Religious groups are urging the Government to make sure it properly consults with the Muslim community this year before making further changes to the country's spy laws.
They said the Government last year marginalised Muslims when it passed controversial legislation increasing the surveillance powers of the SIS.
The Religious Communities Leadership Forum, which represents Jewish, Hindu, Muslim and Buddhist communities, sought meetings with government ministers last year to discuss the legislation but was snubbed.
Forum convenor Joan Buchanan said nothing happened when it tried to organise a meeting with the Minister of Ethnic Affairs Peseta Sam Lotu-Iiga.
"A number of times I talked to Sam's office and yes, yes they were just waiting upstairs, waiting upstairs and then all of a sudden no weren't going to meet... we still to this day, how many months later, have not met with the Minister of Ethnic Affairs," she said.
President of the Federation of Islamic Association Anwar Ghani said he was still disappointed with the Government's response.

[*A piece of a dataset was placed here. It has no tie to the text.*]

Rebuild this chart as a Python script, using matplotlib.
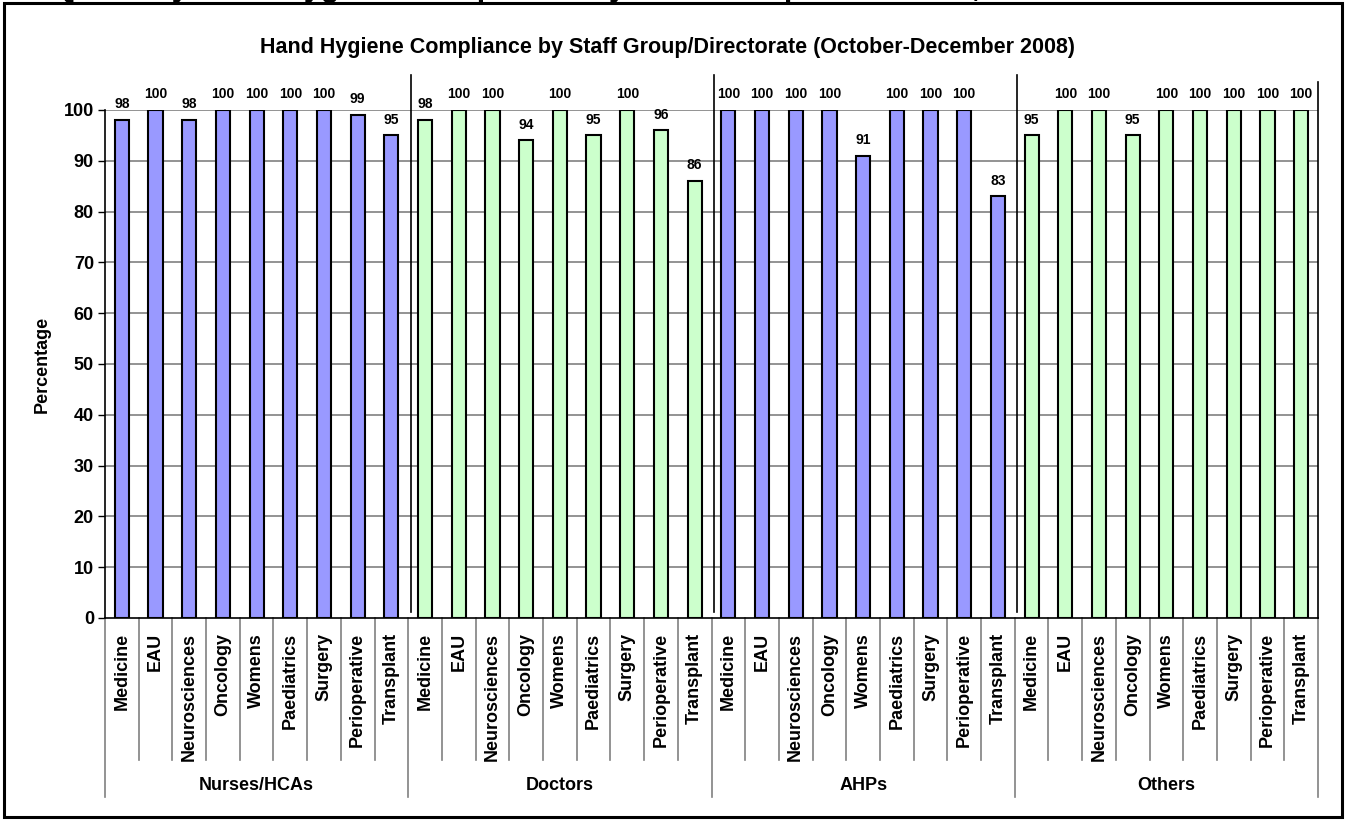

"We felt that we need to have, the Government needs to have a greater consultation with us so that we can really create a more win-win situation and be involved in making sure that our community is not the cause of concern in any form," Dr Ghani said.
Joan Buchanan said the Government had to do better when it reviewed legislation governing the SIS and Government Communications Security Bureau later this year.
"We've got billions of dollars of halal exports which... the Muslim community is responsible for and contributes significantly to. Billions of dollars of our economy yet they [the Government] don't interact with them. They won't co-operate with them so they're friends for economics but not friends for the community and social benefits," she said.
But Prime Minister John Key disagreed with that view.
"People were free...to put in the consultation in under the same time frame as everybody else. I think actually if you look at the steps we've taken they've been a little more gentle than others. You know a lot of countries have changed their law. Our's have been reasonably minor but nevertheless necessary in my view," Mr Key said.
"So yeah, of course they'll be consulted and free to put in their own submission and we listen to them just like we listen to everybody else."
But Dr Ghani said the Muslim community still had not been consulted over the watchlist of 30 to 40 people the SIS said it suspected might pose a threat.
"Not up until this point but I hope that there will be in the near future because that is of concern. We want to understand what constitute a person of interest who has to be watched and spied on."
Dr Ghani said in a country as small as New Zealand any problems should be resolved by having face-to-face discussions.